Project Soon

FOSS and Licensing

(Modified: )

I have since I wanted to make this program open sourced contemplated over the best licensing for it. Not only have I skimmed through several license types, but also discussed with a multitude of people (sadly no lawyer). Just recently I went through what the existing mappers, those being released as FOSS, had and found three licenses: GPLv3, MIT and BSD. I also figured other issues that I needed to settle with licensing.

First off, the initial issue I found was license compatibility. While this issue should not be that big of an issue, I still spent some time going through all the libraries I used and shipped through the app. Most of them was MIT, and some was some variant of BSD, like zlib and libpng. All in all, those special modules was clear on that when I ship the program, I should include the license, something I will try to do asap.

Second was multi-licensing. The app is split up into three projects, being the main library, cli and gui. Due to how the GUI and CLI is the actual visual part of the app, it wouldn’t be bad if someone used it for their own mapper, but it wouldn’t be compatible in most cases. Therefore a more loose license could be applied. The library on the other hand is very easy to strip and use for ones own purpose. It was assumed that it required a more strict licensing to avoid people using for commercial use, but I later found that I cannot enforce this anyway. I then concluded, to make it easier for myself, to pick one license for the whole project and maybe change it later if needed.

Thirdly, liability and warranty is a must, to protect myself from being sued.

Finally, as I looked through existing mappers, it was interesting finding that most was GPLv3. I believe the case for this is to preserve them owning their project and avoid people taking advantage of it being freely available.

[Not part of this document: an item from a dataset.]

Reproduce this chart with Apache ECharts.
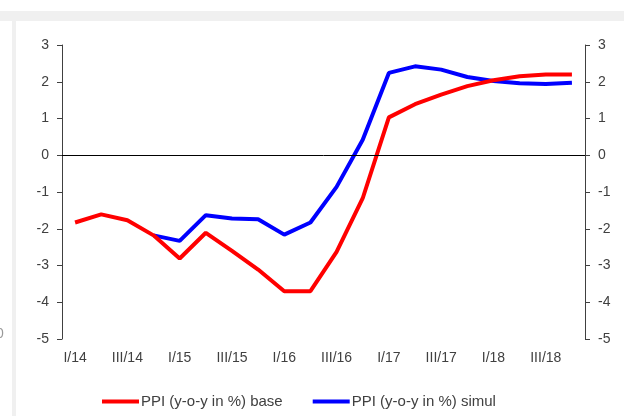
<!DOCTYPE html>
<html>
<head>
<meta charset="utf-8">
<script src="https://cdn.jsdelivr.net/npm/echarts@6/dist/echarts.min.js"></script>
<style>
  html, body { margin: 0; padding: 0; background: #fff; }
  #main { width: 624px; height: 416px; }
</style>
</head>
<body>
<div id="main"></div>
<script>
// quarters I/14 .. IV/18
var quarters = [
    'I/14', 'II/14', 'III/14', 'IV/14',
    'I/15', 'II/15', 'III/15', 'IV/15',
    'I/16', 'II/16', 'III/16', 'IV/16',
    'I/17', 'II/17', 'III/17', 'IV/17',
    'I/18', 'II/18', 'III/18', 'IV/18'
];
var ppiBase = [-1.83, -1.61, -1.77, -2.18, -2.81, -2.11, -2.60, -3.11, -3.70, -3.70,
    -2.63, -1.17, 1.03, 1.39, 1.65, 1.88, 2.04, 2.15, 2.20, 2.20];
var ppiSimul = [null, null, null, -2.18, -2.33, -1.63, -1.72, -1.74, -2.16, -1.83,
    -0.86, 0.42, 2.24, 2.42, 2.33, 2.13, 2.02, 1.96, 1.94, 1.97];
var seriesNames = ['PPI (y-o-y in %) base', 'PPI (y-o-y in %) simul'];

var font = 'Liberation Sans, Arial, sans-serif';
var textColor = '#404040';

function valueAxis(pos) {
    return {
        type: 'value',
        position: pos,
        min: -5,
        max: 3,
        interval: 1,
        axisLine: { show: true, lineStyle: { color: '#404040', width: 1 } },
        axisTick: { show: true, inside: false, length: 5, lineStyle: { color: '#404040' } },
        axisLabel: { color: textColor, fontFamily: font, fontSize: 14, margin: 13 },
        splitLine: { show: false }
    };
}

var myChart = echarts.init(document.getElementById('main'));
var option = {
    backgroundColor: '#fff',
    animation: false,
    grid: { left: 62, right: 39, top: 45, bottom: 77 },
    graphic: [
        // frame bits of the surrounding page
        { type: 'rect', shape: { x: 0, y: 11, width: 624, height: 10 }, style: { fill: '#f0f0f0' } },
        { type: 'rect', shape: { x: 12, y: 21, width: 4, height: 395 }, style: { fill: '#f0f0f0' } },
        { type: 'text', x: -4, y: 327, style: { text: '0', fill: '#999', font: '14px Liberation Sans' } }
    ],
    legend: {
        left: 97,
        top: 389,
        icon: 'rect',
        itemWidth: 37,
        itemHeight: 4,
        itemGap: 30,
        textStyle: { color: textColor, fontFamily: font, fontSize: 15, padding: [0, 0, 0, -3] },
        data: seriesNames
    },
    xAxis: {
        type: 'category',
        data: quarters,
        boundaryGap: true,
        axisLine: { show: false },
        axisTick: { show: false },
        axisLabel: { color: textColor, fontFamily: font, fontSize: 14, interval: 1, margin: 12 }
    },
    yAxis: [valueAxis('left'), valueAxis('right')],
    series: [
        {
            name: seriesNames[0],
            type: 'line',
            data: ppiBase,
            symbol: 'none',
            color: '#ff0000',
            lineStyle: { width: 4, color: '#ff0000' },
            z: 3,
            markLine: {
                silent: true,
                symbol: 'none',
                label: { show: false },
                lineStyle: { color: '#000', width: 1, type: 'solid' },
                data: [{ yAxis: 0 }]
            }
        },
        {
            name: seriesNames[1],
            type: 'line',
            data: ppiSimul,
            symbol: 'none',
            color: '#0000ff',
            lineStyle: { width: 4, color: '#0000ff' },
            z: 2
        }
    ]
};
option && myChart.setOption(option);
</script>
</body>
</html>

While I dislike following the group preassure, I think that GPLv3 is the best license for my project for now, and as long as I am the only contributor, I doubt I will have any issues with it.

I have been suggested once to use AGPLv3, but I felt it being too strict, and my app does not use network (yet). One mapper also was using Apache License 2.0, but that is even a lighter license.

The most fun I found while looking through licenses was that one of them included an additional condition, namely if you used the module in the military field, you would kill a bunny.

Edit: I should have looked into this further, but if I did GPLv3 to my library, the CLI and GUI would automatically use that as well. The other option should have been to use MIT for the library and GPLv3 on CLI and GUI. I think using GPLv3 on all of them is way easier, though.